**Information shown:**

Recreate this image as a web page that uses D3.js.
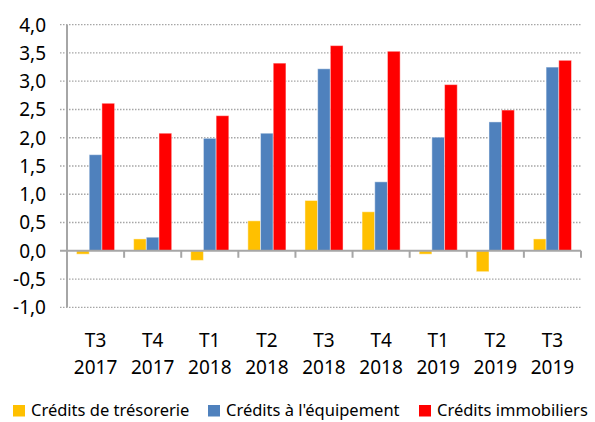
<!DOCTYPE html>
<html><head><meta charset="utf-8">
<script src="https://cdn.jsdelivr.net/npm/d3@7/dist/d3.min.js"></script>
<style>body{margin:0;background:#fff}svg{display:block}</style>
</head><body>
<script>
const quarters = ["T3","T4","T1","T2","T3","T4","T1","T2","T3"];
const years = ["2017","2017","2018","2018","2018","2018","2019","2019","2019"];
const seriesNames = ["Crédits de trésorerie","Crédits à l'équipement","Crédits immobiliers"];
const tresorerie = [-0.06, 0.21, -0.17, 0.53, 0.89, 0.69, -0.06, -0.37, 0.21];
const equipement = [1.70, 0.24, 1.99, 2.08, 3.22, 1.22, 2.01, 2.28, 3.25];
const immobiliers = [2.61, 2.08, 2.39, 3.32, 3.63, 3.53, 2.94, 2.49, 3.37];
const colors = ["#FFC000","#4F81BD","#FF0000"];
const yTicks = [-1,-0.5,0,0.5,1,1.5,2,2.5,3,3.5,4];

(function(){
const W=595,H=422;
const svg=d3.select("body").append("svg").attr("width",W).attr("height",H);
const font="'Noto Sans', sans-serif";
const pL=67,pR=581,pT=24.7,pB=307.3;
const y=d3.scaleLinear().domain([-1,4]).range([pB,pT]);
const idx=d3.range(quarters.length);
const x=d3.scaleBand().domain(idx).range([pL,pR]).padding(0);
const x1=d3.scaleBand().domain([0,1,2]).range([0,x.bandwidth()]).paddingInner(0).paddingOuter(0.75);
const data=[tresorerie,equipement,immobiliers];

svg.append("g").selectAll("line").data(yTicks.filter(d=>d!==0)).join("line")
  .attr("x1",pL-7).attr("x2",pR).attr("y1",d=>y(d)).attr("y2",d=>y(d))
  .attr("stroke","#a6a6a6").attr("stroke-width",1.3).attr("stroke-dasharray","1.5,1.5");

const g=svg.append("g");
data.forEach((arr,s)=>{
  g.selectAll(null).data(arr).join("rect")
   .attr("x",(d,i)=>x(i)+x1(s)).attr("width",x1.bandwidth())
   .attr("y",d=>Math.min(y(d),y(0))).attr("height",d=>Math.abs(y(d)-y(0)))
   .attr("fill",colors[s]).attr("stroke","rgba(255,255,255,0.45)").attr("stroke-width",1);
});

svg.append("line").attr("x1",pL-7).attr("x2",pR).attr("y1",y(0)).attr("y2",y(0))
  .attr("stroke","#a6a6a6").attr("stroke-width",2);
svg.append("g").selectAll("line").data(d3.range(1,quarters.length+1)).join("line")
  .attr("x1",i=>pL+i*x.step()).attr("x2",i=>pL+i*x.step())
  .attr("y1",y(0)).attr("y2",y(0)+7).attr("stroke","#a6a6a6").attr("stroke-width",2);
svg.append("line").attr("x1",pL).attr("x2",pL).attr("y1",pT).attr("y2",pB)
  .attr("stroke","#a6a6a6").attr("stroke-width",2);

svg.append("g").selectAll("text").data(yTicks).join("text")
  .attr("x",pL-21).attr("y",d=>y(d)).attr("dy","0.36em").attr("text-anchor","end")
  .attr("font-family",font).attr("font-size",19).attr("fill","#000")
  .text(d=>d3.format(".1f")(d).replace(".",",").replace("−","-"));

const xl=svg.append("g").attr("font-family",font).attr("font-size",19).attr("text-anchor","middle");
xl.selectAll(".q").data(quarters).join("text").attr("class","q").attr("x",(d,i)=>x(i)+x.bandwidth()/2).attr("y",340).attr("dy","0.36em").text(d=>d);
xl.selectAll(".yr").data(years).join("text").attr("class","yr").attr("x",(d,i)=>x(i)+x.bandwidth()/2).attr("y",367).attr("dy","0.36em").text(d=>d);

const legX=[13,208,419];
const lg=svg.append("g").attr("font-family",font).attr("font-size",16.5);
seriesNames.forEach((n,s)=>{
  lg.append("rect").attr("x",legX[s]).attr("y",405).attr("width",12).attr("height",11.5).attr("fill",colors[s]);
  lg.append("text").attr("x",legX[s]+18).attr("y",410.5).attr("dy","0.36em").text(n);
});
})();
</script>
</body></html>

**The task:** Output all of the data exactly as it stands, minus any images.

**Solution to the exercise:**
Recreate this image as a web page that uses D3.js.
<!DOCTYPE html>
<html><head><meta charset="utf-8">
<script src="https://cdn.jsdelivr.net/npm/d3@7/dist/d3.min.js"></script>
<style>body{margin:0;background:#fff}svg{display:block}</style>
</head><body>
<script>
const quarters = ["T3","T4","T1","T2","T3","T4","T1","T2","T3"];
const years = ["2017","2017","2018","2018","2018","2018","2019","2019","2019"];
const seriesNames = ["Crédits de trésorerie","Crédits à l'équipement","Crédits immobiliers"];
const tresorerie = [-0.06, 0.21, -0.17, 0.53, 0.89, 0.69, -0.06, -0.37, 0.21];
const equipement = [1.70, 0.24, 1.99, 2.08, 3.22, 1.22, 2.01, 2.28, 3.25];
const immobiliers = [2.61, 2.08, 2.39, 3.32, 3.63, 3.53, 2.94, 2.49, 3.37];
const colors = ["#FFC000","#4F81BD","#FF0000"];
const yTicks = [-1,-0.5,0,0.5,1,1.5,2,2.5,3,3.5,4];

(function(){
const W=595,H=422;
const svg=d3.select("body").append("svg").attr("width",W).attr("height",H);
const font="'Noto Sans', sans-serif";
const pL=67,pR=581,pT=24.7,pB=307.3;
const y=d3.scaleLinear().domain([-1,4]).range([pB,pT]);
const idx=d3.range(quarters.length);
const x=d3.scaleBand().domain(idx).range([pL,pR]).padding(0);
const x1=d3.scaleBand().domain([0,1,2]).range([0,x.bandwidth()]).paddingInner(0).paddingOuter(0.75);
const data=[tresorerie,equipement,immobiliers];

svg.append("g").selectAll("line").data(yTicks.filter(d=>d!==0)).join("line")
  .attr("x1",pL-7).attr("x2",pR).attr("y1",d=>y(d)).attr("y2",d=>y(d))
  .attr("stroke","#a6a6a6").attr("stroke-width",1.3).attr("stroke-dasharray","1.5,1.5");

const g=svg.append("g");
data.forEach((arr,s)=>{
  g.selectAll(null).data(arr).join("rect")
   .attr("x",(d,i)=>x(i)+x1(s)).attr("width",x1.bandwidth())
   .attr("y",d=>Math.min(y(d),y(0))).attr("height",d=>Math.abs(y(d)-y(0)))
   .attr("fill",colors[s]).attr("stroke","rgba(255,255,255,0.45)").attr("stroke-width",1);
});

svg.append("line").attr("x1",pL-7).attr("x2",pR).attr("y1",y(0)).attr("y2",y(0))
  .attr("stroke","#a6a6a6").attr("stroke-width",2);
svg.append("g").selectAll("line").data(d3.range(1,quarters.length+1)).join("line")
  .attr("x1",i=>pL+i*x.step()).attr("x2",i=>pL+i*x.step())
  .attr("y1",y(0)).attr("y2",y(0)+7).attr("stroke","#a6a6a6").attr("stroke-width",2);
svg.append("line").attr("x1",pL).attr("x2",pL).attr("y1",pT).attr("y2",pB)
  .attr("stroke","#a6a6a6").attr("stroke-width",2);

svg.append("g").selectAll("text").data(yTicks).join("text")
  .attr("x",pL-21).attr("y",d=>y(d)).attr("dy","0.36em").attr("text-anchor","end")
  .attr("font-family",font).attr("font-size",19).attr("fill","#000")
  .text(d=>d3.format(".1f")(d).replace(".",",").replace("−","-"));

const xl=svg.append("g").attr("font-family",font).attr("font-size",19).attr("text-anchor","middle");
xl.selectAll(".q").data(quarters).join("text").attr("class","q").attr("x",(d,i)=>x(i)+x.bandwidth()/2).attr("y",340).attr("dy","0.36em").text(d=>d);
xl.selectAll(".yr").data(years).join("text").attr("class","yr").attr("x",(d,i)=>x(i)+x.bandwidth()/2).attr("y",367).attr("dy","0.36em").text(d=>d);

const legX=[13,208,419];
const lg=svg.append("g").attr("font-family",font).attr("font-size",16.5);
seriesNames.forEach((n,s)=>{
  lg.append("rect").attr("x",legX[s]).attr("y",405).attr("width",12).attr("height",11.5).attr("fill",colors[s]);
  lg.append("text").attr("x",legX[s]+18).attr("y",410.5).attr("dy","0.36em").text(n);
});
})();
</script>
</body></html>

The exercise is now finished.